米澤穂信さんの「ボトルネック」。
兄が死んだと聞かされた時、ぼくは二年前に死んだ諏訪ノゾミを弔うために
東尋坊に来ていた。無邪気な従妹と訪れたこの地で、彼女は不幸な転落事故に
遭った。崖の上から海へ花を手向けたその瞬間、強い眩暈がぼくを襲った。
そしてぼくは落ち――次に気がつくとぼくは全く違う場所にいた。そこは
「生まれなかった姉が僕の代わりに生きている」世界だった・・・。
なんとも読んでいて暗い気持ちになる小説でした。主人公・リョウの負のオーラが
強すぎて、なんだか自分まで気が滅入ってくるような気持ちになりました。結局、
米澤さんは何が書きたかったのだろう。リョウに突きつけられたある事実。物事は
結局どうにもならない、諦めるしかないということ?まだ十代の少年に?そして
最後に迫る選択。なんて残酷なんだろう。これはあまりにも救いがなさすぎると
思いました。

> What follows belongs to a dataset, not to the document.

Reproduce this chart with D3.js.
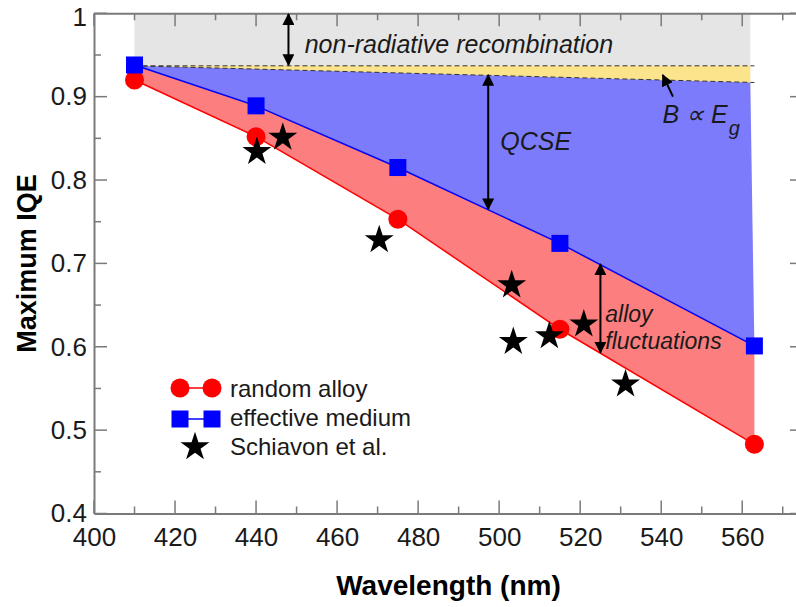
<!DOCTYPE html>
<html>
<head>
<meta charset="utf-8">
<script src="https://cdn.jsdelivr.net/npm/d3@7"></script>
<style>
  body { margin: 0; background: #fff; }
  text { font-family: "Liberation Sans", Arial, sans-serif; }
</style>
</head>
<body>
<div id="chart"></div>
<script>
// data
const wavelengths = [410, 440, 475, 515, 563]
const randomAlloy = [0.920, 0.852, 0.753, 0.621, 0.483]
const effectiveMedium = [0.938, 0.889, 0.815, 0.724, 0.601]
const schiavonX = [440.2, 446.6, 470.4, 503.1, 503.5, 512.4, 520.9, 531.2]
const schiavonY = [0.834, 0.851, 0.728, 0.674, 0.606, 0.613, 0.627, 0.555]
// reference levels (dashed lines) at left and right end of the shaded area
const bandX = [410, 562]
const nonRadLevel = [0.937, 0.937]
const bgapLevel = [0.937, 0.917]
const xTicks = [400, 420, 440, 460, 480, 500, 520, 540, 560]
const yTicks = [0.4, 0.5, 0.6, 0.7, 0.8, 0.9, 1]

const W = 796, H = 607
const x = d3.scaleLinear().domain([400, 575]).range([94, 803])
const y = d3.scaleLinear().domain([0.4, 1]).range([513.5, 13.3])

const svg = d3.select("#chart").append("svg")
    .attr("width", W).attr("height", H)

const defs = svg.append("defs")
defs.append("marker")
    .attr("id", "ah")
    .attr("viewBox", "0 0 10 10")
    .attr("refX", 9).attr("refY", 5)
    .attr("markerWidth", 6).attr("markerHeight", 6)
    .attr("markerUnits", "strokeWidth")
    .attr("orient", "auto-start-reverse")
  .append("path")
    .attr("d", "M0,0 L10,5 L0,10 z")
    .attr("fill", "#000")

const em = wavelengths.map((w, i) => [w, effectiveMedium[i]])
const ra = wavelengths.map((w, i) => [w, randomAlloy[i]])
const pts = arr => arr.map(d => [x(d[0]), y(d[1])])
const poly = arr => "M" + pts(arr).join("L") + "Z"

// gray: non-radiative recombination
svg.append("path")
    .attr("d", poly([[bandX[0], 1], [bandX[1], 1], [bandX[1], nonRadLevel[1]], [bandX[0], nonRadLevel[0]]]))
    .attr("fill", "#e5e5e5")
// yellow: B ~ Eg
svg.append("path")
    .attr("d", poly([[bandX[0], nonRadLevel[0]], [bandX[1], nonRadLevel[1]], [bandX[1], bgapLevel[1]], [bandX[0], bgapLevel[0]]]))
    .attr("fill", "#fbe48c")
// blue: QCSE
svg.append("path")
    .attr("d", poly([[bandX[0], bgapLevel[0]], [bandX[1], bgapLevel[1]]].concat(em.slice().reverse())))
    .attr("fill", "#7b7bfc")
// pink: alloy fluctuations
svg.append("path")
    .attr("d", poly(em.concat(ra.slice().reverse())))
    .attr("fill", "#fc7e7e")

// dashed reference lines
const dash = (lv) => svg.append("line")
    .attr("x1", x(bandX[0])).attr("y1", y(lv[0]))
    .attr("x2", x(bandX[1]) + 4).attr("y2", y(lv[1]))
    .attr("stroke", "#333").attr("stroke-width", 1)
    .attr("stroke-dasharray", "5,3")
dash(nonRadLevel)
dash(bgapLevel)

// axes frame
const axisColor = "#7a7a7a"
const gx = svg.append("g").attr("transform", `translate(0,${y(0.4)})`)
    .call(d3.axisBottom(x).tickValues(xTicks).tickSize(0).tickPadding(14))
const gxt = svg.append("g").attr("transform", `translate(0,${y(1)})`)
    .call(d3.axisTop(x).tickValues(xTicks).tickSize(0).tickFormat(""))
const gy = svg.append("g").attr("transform", `translate(${x(400)},0)`)
    .call(d3.axisLeft(y).tickValues(yTicks).tickSize(0).tickPadding(7)
      .tickFormat(d => d === 1 ? "1" : d3.format(".1f")(d)))
const gyr = svg.append("g").attr("transform", `translate(${x(575)},0)`)
    .call(d3.axisRight(y).tickValues(yTicks).tickSize(0).tickFormat(""))
;[gx, gxt, gy, gyr].forEach(g => {
  g.select(".domain").attr("stroke", axisColor).attr("stroke-width", 2)
  g.selectAll("text").attr("font-size", 26).attr("fill", "#1a1a1a")
    .attr("font-family", "'Liberation Sans', Arial, sans-serif")
})
// keep the "1" label inside the picture
gy.selectAll(".tick text").filter(d => d === 1).attr("dy", "0.45em")

// inward ticks (major + minor) on all four sides
const xMinor = d3.range(410, 575, 20)
const yMinor = d3.range(0.45, 1, 0.1)
const tickG = svg.append("g").attr("stroke", axisColor).attr("stroke-width", 1.5)
const tk = (vals, len, horiz) => vals.forEach(v => {
  if (horiz) {
    tickG.append("line").attr("x1", x(v)).attr("x2", x(v)).attr("y1", y(0.4)).attr("y2", y(0.4) - len)
    tickG.append("line").attr("x1", x(v)).attr("x2", x(v)).attr("y1", y(1)).attr("y2", y(1) + len)
  } else {
    tickG.append("line").attr("y1", y(v)).attr("y2", y(v)).attr("x1", x(400)).attr("x2", x(400) + len)
    tickG.append("line").attr("y1", y(v)).attr("y2", y(v)).attr("x1", x(575)).attr("x2", x(575) - len)
  }
})
tk(xTicks, 13, true)
tk(xMinor, 7, true)
tk(yTicks, 13, false)
tk(yMinor, 7, false)

// axis titles
svg.append("text")
    .attr("x", (x(400) + x(575)) / 2).attr("y", 595)
    .attr("text-anchor", "middle")
    .attr("font-size", 28).attr("font-weight", "bold")
    .text("Wavelength (nm)")
svg.append("text")
    .attr("transform", `translate(36,${(y(0.4) + y(1)) / 2}) rotate(-90)`)
    .attr("text-anchor", "middle")
    .attr("font-size", 27).attr("font-weight", "bold")
    .text("Maximum IQE")

// series lines
const line = d3.line().x(d => x(d[0])).y(d => y(d[1]))
svg.append("path").attr("d", line(ra)).attr("fill", "none")
    .attr("stroke", "#ff0000").attr("stroke-width", 1.5)
svg.append("path").attr("d", line(em)).attr("fill", "none")
    .attr("stroke", "#0000ff").attr("stroke-width", 1.5)

// markers
const sq = 17
svg.selectAll(".ra").data(ra).join("circle")
    .attr("cx", d => x(d[0])).attr("cy", d => y(d[1])).attr("r", 9.5)
    .attr("fill", "#ff0000")
svg.selectAll(".em").data(em).join("rect")
    .attr("x", d => x(d[0]) - sq / 2).attr("y", d => y(d[1]) - sq / 2)
    .attr("width", sq).attr("height", sq)
    .attr("fill", "#0000ff")
const star = d3.symbol().type(d3.symbolStar).size(260)
svg.selectAll(".star").data(schiavonX.map((v, i) => [v, schiavonY[i]])).join("path")
    .attr("transform", d => `translate(${x(d[0])},${y(d[1])})`)
    .attr("d", star).attr("fill", "#000")

// annotations: arrows
const arrow = (x1, y1, x2, y2, both) => svg.append("line")
    .attr("x1", x(x1)).attr("y1", y(y1)).attr("x2", x(x2)).attr("y2", y(y2))
    .attr("stroke", "#000").attr("stroke-width", 2)
    .attr("marker-end", "url(#ah)")
    .attr("marker-start", both ? "url(#ah)" : null)
arrow(448, 0.999, 448, 0.938, true)
arrow(497.3, 0.926, 497.3, 0.765, true)
arrow(525, 0.699, 525, 0.593, true)
arrow(542.9, 0.900, 540.4, 0.926, false)

const note = (xv, yv, txt, size) => svg.append("text")
    .attr("x", x(xv)).attr("y", y(yv))
    .attr("font-size", size || 25).attr("font-style", "italic")
    .attr("fill", "#1a1a1a")
    .text(txt)
note(452, 0.952, "non-radiative recombination")
note(500.3, 0.836, "QCSE")
note(526.2, 0.630, "alloy", 23)
note(526.2, 0.597, "fluctuations", 23)
const b = note(540.3, 0.868, "B \u221D E")
b.append("tspan").attr("font-size", 20).attr("dy", 12).attr("dx", 1).text("g")

// legend
const lg = svg.append("g")
const lx1 = 180, lx2 = 212
lg.append("line").attr("x1", lx1).attr("x2", lx2).attr("y1", 388).attr("y2", 388)
    .attr("stroke", "#ff0000").attr("stroke-width", 1.5)
lg.selectAll(".lc").data([lx1, lx2]).join("circle")
    .attr("cx", d => d).attr("cy", 388).attr("r", 9.5).attr("fill", "#ff0000")
lg.append("line").attr("x1", lx1).attr("x2", lx2).attr("y1", 419).attr("y2", 419)
    .attr("stroke", "#0000ff").attr("stroke-width", 1.5)
lg.selectAll(".ls").data([lx1, lx2]).join("rect")
    .attr("x", d => d - sq / 2).attr("y", 419 - sq / 2)
    .attr("width", sq).attr("height", sq).attr("fill", "#0000ff")
lg.append("path").attr("transform", "translate(195,447)").attr("d", star).attr("fill", "#000")
const legendLabels = ["random alloy", "effective medium", "Schiavon et al."]
lg.selectAll(".lt").data(legendLabels).join("text")
    .attr("x", 230).attr("y", (d, i) => 397 + i * 29)
    .attr("font-size", 24).attr("fill", "#1a1a1a")
    .text(d => d)
</script>
</body>
</html>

十代の少年少女が主要キャラクターなのに、青春ミステリとはとても
言いたくない。人間の悪意がそこかしこに見え隠れしていて、読めば読む程陰鬱な
気分になってしまった。ノゾミの死の真相もそうだし、リョウの兄への気持ち、
両親への気持ち、サキへの気持ち・・・どれを取っても痛すぎる。リョウの諦観と
空虚さはとても伝わって来たけれど。結局リョウという人間は‘虚無’でしかない
のでしょう。どんな現実に直面しても、結局諦めて受け入れるしかないとわかって
いる。彼の心の穴は深すぎて、なんだか可哀想とかそいういう気持ちにもなれ
なかった。
う~ん、読んで損したとは思わないけど、読んで良かった小説とも言い難い。
第一、読後感、という意味では最悪に近い。こんなに後味の悪い小説読んだのは
久しぶり。なんだか、ミステリとしても説明不足な部分が多くて、たくさんの
違和感を抱えたまま物語が閉じてしまった。特に兄の人物描写。最後まで読めば
すっきりするのかと思ったら、全然すっきりしないまま。もっと身体的な叙述
トリックとかあると思って読んでたのに。なんだよー。
でも一番すっきりしなかったのは川守という少年が出てくるくだり。これってこの
作品に必要な部分?完全にここだけ浮いている。何かの伏線かと思ったら全く
その後には出てこない。奇妙でいびつな雰囲気だけを残してそのまま。一体何
だったんだ?意味不明。消化不良もいいところです。米澤さんの意図したものが
全く読み解けなかったのは私の読解力不足のせいかもしれないけど、それにしても、
もうちょっと本筋に生かそうよ・・・。こういう、伏線にならないエピソードを
無駄に入れられると作品としての質が落ちる気がするんですが。それとも、この
川守少年は今後の米澤作品のどこかに再登場する時の伏線なんでしょうか。
そうだったら溜飲が下がるんだけどなぁ。
どうも私は米澤作品の読者としては失格な気がするなぁ。ラスト一行の救いの
なさには・・・ここまで突き落とすか!(驚愕)この作品にはこの上もなく
相応しいラストとも言えますが。ここまで書いたことを褒めるべきなのか。
気が滅入っている時には読まない方がいいかもしれません。